The task: Copy exactly the lines from the line containing "Reproduce this diagram with TikZ." to the line containing "(xone) at (812,737);", both lines included, and omit any pictures.

[Entries with chart source code]
<<<<
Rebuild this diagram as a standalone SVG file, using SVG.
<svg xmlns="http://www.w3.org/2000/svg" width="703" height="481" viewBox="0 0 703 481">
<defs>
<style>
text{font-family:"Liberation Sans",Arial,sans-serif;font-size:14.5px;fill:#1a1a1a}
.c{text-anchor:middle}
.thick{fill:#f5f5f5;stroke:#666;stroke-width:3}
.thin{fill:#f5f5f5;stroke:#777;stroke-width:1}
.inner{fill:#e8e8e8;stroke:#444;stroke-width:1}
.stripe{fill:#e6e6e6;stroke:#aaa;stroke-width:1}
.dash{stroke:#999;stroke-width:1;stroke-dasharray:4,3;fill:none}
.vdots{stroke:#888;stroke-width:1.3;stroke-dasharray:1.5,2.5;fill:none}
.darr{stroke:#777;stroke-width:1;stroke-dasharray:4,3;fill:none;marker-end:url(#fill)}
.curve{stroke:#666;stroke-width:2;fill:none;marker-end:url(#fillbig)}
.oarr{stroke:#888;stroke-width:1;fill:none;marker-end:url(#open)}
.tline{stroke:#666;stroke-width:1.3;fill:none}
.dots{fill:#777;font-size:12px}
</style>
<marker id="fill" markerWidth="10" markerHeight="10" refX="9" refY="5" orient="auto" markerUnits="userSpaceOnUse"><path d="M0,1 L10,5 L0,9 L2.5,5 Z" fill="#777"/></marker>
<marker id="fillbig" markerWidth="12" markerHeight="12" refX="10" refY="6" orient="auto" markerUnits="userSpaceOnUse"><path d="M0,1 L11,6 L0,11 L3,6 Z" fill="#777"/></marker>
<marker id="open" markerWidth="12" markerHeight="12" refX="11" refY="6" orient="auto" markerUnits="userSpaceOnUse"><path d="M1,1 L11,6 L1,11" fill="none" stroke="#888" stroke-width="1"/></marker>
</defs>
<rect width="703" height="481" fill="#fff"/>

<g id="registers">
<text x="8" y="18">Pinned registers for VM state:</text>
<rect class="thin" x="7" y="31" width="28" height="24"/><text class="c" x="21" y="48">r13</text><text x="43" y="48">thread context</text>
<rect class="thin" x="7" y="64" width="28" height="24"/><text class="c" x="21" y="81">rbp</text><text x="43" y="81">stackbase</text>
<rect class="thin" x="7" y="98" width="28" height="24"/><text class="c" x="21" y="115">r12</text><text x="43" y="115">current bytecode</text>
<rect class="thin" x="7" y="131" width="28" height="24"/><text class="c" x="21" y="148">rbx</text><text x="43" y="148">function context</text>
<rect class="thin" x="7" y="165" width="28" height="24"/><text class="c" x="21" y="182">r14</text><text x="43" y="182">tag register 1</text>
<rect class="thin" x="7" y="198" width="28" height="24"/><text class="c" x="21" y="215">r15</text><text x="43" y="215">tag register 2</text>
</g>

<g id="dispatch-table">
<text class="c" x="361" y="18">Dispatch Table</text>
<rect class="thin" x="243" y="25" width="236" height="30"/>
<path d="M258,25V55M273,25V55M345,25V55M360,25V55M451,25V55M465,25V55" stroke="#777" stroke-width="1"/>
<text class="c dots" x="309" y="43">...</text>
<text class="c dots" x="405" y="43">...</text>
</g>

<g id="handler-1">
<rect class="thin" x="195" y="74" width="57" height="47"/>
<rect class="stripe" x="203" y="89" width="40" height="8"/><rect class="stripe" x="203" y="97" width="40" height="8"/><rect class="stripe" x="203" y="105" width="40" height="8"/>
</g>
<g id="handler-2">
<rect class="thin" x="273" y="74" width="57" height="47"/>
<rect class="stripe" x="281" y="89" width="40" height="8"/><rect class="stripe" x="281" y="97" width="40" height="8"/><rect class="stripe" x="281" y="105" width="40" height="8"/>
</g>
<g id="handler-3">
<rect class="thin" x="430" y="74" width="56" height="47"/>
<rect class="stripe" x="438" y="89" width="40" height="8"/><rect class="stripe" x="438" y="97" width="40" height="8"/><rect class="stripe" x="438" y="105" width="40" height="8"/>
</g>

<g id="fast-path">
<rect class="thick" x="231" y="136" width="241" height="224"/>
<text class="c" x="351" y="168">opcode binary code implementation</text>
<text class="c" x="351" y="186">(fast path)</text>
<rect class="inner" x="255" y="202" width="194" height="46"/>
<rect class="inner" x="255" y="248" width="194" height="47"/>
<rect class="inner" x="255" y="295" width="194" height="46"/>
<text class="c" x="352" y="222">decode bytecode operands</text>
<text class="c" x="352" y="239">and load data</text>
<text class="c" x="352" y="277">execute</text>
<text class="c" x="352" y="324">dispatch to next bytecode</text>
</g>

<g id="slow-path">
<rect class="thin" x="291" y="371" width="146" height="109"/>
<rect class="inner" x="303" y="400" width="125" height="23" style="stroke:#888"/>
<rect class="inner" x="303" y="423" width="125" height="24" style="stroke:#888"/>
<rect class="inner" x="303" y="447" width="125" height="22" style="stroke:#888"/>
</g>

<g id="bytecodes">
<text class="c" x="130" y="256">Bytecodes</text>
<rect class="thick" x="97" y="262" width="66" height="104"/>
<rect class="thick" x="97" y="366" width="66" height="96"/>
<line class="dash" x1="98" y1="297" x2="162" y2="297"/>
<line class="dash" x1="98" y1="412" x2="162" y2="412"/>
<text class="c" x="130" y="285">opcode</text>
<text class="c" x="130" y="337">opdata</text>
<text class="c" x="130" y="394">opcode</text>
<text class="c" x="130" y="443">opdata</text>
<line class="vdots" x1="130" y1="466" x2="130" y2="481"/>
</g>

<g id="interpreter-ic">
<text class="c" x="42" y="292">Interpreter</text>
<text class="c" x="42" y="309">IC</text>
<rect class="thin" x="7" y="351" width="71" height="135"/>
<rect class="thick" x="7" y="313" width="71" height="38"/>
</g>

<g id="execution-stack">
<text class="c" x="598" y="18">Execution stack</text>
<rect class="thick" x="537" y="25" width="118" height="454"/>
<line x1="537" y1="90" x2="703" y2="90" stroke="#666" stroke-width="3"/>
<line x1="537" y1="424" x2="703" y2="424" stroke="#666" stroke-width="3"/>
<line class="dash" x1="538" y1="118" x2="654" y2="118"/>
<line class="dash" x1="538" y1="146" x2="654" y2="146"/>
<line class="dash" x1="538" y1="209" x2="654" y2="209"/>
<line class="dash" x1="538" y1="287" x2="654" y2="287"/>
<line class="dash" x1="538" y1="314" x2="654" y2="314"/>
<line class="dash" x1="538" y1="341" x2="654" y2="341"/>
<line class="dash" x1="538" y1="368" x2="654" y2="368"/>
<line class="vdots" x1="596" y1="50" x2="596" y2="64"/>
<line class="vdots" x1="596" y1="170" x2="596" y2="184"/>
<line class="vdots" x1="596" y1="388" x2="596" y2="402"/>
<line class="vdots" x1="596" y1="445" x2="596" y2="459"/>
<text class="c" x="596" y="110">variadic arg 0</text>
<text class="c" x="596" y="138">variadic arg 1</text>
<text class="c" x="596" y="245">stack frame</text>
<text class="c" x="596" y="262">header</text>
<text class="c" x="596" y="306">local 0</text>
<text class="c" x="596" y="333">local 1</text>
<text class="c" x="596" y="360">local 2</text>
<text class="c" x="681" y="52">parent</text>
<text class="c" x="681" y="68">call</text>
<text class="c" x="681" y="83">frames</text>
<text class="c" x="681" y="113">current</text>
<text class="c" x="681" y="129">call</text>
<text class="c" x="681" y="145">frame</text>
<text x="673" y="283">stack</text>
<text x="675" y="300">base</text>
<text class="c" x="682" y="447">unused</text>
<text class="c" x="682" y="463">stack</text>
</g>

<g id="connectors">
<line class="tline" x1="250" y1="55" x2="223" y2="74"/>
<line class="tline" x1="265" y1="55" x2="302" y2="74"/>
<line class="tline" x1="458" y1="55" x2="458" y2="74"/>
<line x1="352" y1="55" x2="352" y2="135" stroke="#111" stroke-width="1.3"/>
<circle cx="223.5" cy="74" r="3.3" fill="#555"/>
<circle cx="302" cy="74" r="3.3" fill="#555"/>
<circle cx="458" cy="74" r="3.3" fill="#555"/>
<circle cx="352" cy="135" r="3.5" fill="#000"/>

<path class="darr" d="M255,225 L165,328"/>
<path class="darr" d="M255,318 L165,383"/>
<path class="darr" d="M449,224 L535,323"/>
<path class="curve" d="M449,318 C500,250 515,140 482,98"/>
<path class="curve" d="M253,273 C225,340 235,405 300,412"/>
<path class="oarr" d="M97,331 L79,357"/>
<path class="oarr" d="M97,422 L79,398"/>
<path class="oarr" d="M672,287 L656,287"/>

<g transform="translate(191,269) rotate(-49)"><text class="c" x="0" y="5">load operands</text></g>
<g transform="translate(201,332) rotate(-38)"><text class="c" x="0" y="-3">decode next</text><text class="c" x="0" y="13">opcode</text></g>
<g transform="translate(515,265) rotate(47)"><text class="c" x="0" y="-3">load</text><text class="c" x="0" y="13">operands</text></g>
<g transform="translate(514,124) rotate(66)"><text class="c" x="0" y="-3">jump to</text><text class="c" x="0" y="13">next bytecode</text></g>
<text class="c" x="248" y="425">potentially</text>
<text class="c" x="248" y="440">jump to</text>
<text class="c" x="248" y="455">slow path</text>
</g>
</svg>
>>>>
<<<<
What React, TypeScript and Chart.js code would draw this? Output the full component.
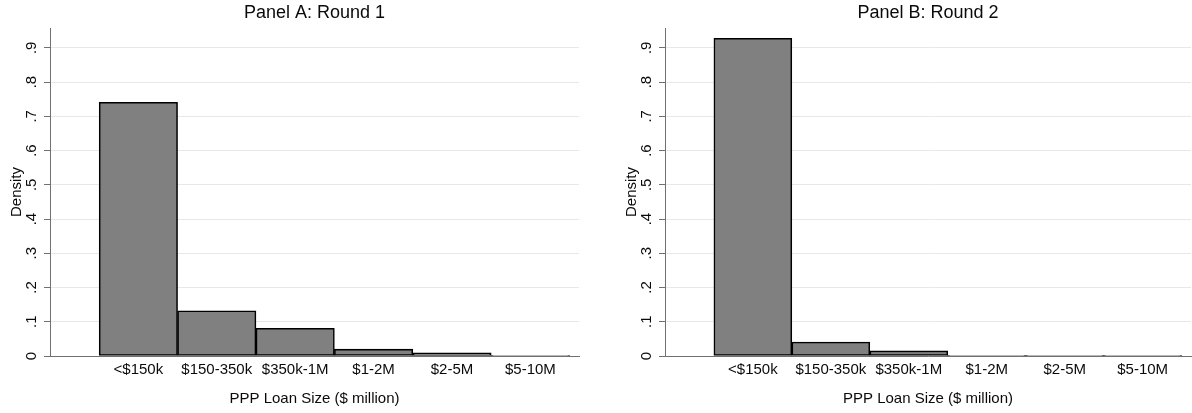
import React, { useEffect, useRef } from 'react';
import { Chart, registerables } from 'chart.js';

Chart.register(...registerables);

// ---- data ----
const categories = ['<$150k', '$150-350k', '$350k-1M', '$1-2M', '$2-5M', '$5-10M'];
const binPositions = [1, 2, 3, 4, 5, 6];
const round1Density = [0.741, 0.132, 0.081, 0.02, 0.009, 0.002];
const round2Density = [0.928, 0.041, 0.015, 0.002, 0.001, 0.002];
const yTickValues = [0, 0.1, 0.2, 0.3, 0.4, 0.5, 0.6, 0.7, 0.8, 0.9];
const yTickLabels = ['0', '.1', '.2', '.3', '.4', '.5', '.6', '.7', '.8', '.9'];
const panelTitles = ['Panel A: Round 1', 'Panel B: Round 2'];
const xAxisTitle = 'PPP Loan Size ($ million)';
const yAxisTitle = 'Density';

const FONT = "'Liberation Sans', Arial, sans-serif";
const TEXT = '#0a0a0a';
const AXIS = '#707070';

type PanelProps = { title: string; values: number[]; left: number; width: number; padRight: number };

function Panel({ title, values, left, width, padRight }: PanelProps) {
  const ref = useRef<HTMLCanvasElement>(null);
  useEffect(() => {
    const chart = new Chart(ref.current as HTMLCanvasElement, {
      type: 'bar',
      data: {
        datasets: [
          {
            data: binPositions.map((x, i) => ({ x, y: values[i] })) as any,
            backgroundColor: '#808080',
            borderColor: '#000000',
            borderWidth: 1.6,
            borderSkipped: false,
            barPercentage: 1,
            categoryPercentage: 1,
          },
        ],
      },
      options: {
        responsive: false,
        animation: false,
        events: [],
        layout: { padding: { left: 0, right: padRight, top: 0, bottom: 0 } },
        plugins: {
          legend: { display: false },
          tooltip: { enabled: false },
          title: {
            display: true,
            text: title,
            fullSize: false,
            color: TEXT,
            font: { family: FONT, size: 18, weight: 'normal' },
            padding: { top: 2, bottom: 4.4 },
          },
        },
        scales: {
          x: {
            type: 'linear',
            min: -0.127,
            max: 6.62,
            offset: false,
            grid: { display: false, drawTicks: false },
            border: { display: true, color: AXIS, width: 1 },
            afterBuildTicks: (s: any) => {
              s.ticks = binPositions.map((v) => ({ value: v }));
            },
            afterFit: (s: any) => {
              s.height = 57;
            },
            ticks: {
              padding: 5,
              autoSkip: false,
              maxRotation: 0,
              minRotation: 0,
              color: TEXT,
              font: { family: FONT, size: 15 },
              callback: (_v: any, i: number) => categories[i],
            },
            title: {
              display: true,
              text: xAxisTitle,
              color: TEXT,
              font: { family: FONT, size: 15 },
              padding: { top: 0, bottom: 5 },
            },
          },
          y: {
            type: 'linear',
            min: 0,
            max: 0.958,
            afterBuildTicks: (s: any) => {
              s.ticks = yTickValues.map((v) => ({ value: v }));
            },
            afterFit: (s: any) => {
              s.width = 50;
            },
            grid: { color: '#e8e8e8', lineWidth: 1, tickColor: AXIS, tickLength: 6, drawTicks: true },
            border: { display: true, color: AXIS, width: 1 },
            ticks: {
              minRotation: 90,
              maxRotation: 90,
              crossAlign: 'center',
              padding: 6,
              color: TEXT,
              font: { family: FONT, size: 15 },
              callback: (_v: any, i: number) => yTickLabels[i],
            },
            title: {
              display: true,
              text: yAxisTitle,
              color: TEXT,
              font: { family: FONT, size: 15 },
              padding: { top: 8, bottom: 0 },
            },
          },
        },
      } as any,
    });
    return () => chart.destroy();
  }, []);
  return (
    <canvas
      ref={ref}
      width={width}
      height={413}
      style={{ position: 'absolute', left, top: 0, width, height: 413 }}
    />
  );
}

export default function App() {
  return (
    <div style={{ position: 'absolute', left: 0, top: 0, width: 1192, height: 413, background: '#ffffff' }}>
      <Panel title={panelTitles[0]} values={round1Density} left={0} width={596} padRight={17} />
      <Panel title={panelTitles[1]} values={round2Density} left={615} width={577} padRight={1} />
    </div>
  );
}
>>>>
<<<<
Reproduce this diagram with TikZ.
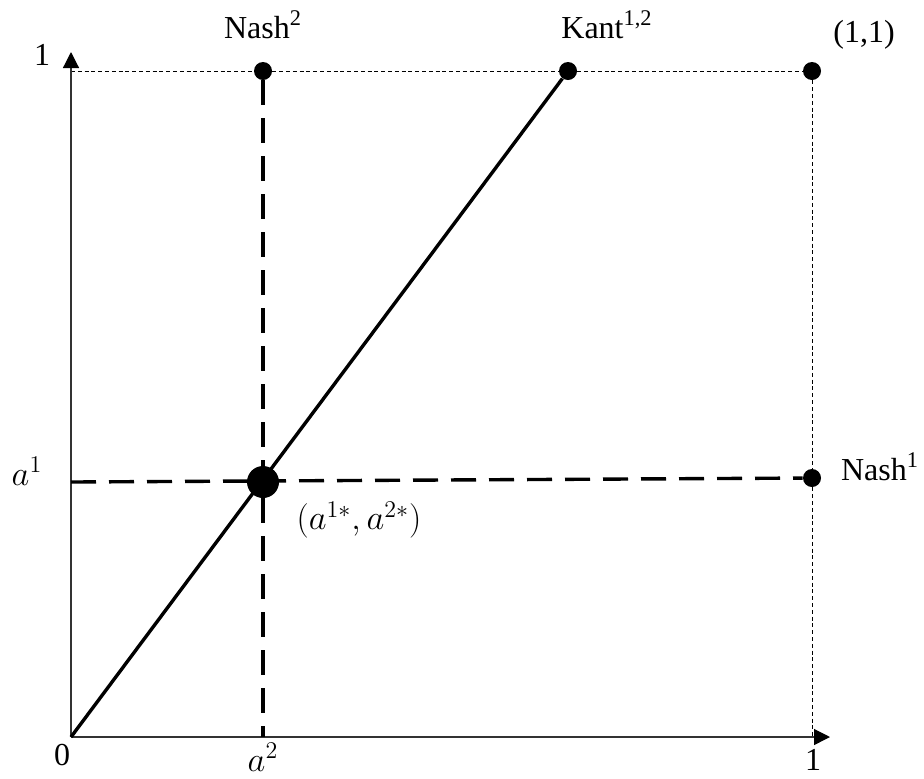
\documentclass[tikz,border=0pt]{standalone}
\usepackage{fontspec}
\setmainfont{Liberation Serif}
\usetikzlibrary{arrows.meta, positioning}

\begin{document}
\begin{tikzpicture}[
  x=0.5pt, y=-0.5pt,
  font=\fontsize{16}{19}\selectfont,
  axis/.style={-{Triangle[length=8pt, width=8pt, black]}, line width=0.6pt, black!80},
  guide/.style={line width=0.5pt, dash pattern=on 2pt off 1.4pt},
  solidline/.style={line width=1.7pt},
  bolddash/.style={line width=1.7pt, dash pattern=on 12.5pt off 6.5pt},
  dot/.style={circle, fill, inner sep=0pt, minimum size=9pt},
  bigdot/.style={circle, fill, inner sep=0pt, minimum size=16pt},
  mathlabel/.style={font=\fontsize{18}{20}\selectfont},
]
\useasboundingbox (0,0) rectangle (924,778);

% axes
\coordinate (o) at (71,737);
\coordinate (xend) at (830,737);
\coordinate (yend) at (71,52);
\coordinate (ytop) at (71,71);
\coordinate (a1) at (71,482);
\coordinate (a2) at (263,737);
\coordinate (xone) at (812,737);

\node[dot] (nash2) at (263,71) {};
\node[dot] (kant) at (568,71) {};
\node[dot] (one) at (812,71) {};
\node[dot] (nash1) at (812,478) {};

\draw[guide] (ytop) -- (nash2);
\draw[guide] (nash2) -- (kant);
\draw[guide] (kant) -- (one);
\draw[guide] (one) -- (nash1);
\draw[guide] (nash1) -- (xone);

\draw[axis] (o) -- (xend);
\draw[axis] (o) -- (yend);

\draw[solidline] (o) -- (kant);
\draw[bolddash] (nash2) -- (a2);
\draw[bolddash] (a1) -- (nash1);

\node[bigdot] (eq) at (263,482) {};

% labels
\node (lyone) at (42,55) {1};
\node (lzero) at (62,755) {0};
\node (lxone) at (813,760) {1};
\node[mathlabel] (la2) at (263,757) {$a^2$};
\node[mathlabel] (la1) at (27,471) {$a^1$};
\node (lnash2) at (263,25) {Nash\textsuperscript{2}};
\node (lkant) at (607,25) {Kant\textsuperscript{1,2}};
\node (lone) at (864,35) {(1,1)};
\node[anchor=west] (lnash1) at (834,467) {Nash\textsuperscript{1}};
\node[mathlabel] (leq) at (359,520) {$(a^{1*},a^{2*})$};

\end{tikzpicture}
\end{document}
>>>>
Result of this task:
Reproduce this diagram with TikZ.
\documentclass[tikz,border=0pt]{standalone}
\usepackage{fontspec}
\setmainfont{Liberation Serif}
\usetikzlibrary{arrows.meta, positioning}

\begin{document}
\begin{tikzpicture}[
  x=0.5pt, y=-0.5pt,
  font=\fontsize{16}{19}\selectfont,
  axis/.style={-{Triangle[length=8pt, width=8pt, black]}, line width=0.6pt, black!80},
  guide/.style={line width=0.5pt, dash pattern=on 2pt off 1.4pt},
  solidline/.style={line width=1.7pt},
  bolddash/.style={line width=1.7pt, dash pattern=on 12.5pt off 6.5pt},
  dot/.style={circle, fill, inner sep=0pt, minimum size=9pt},
  bigdot/.style={circle, fill, inner sep=0pt, minimum size=16pt},
  mathlabel/.style={font=\fontsize{18}{20}\selectfont},
]
\useasboundingbox (0,0) rectangle (924,778);

% axes
\coordinate (o) at (71,737);
\coordinate (xend) at (830,737);
\coordinate (yend) at (71,52);
\coordinate (ytop) at (71,71);
\coordinate (a1) at (71,482);
\coordinate (a2) at (263,737);
\coordinate (xone) at (812,737);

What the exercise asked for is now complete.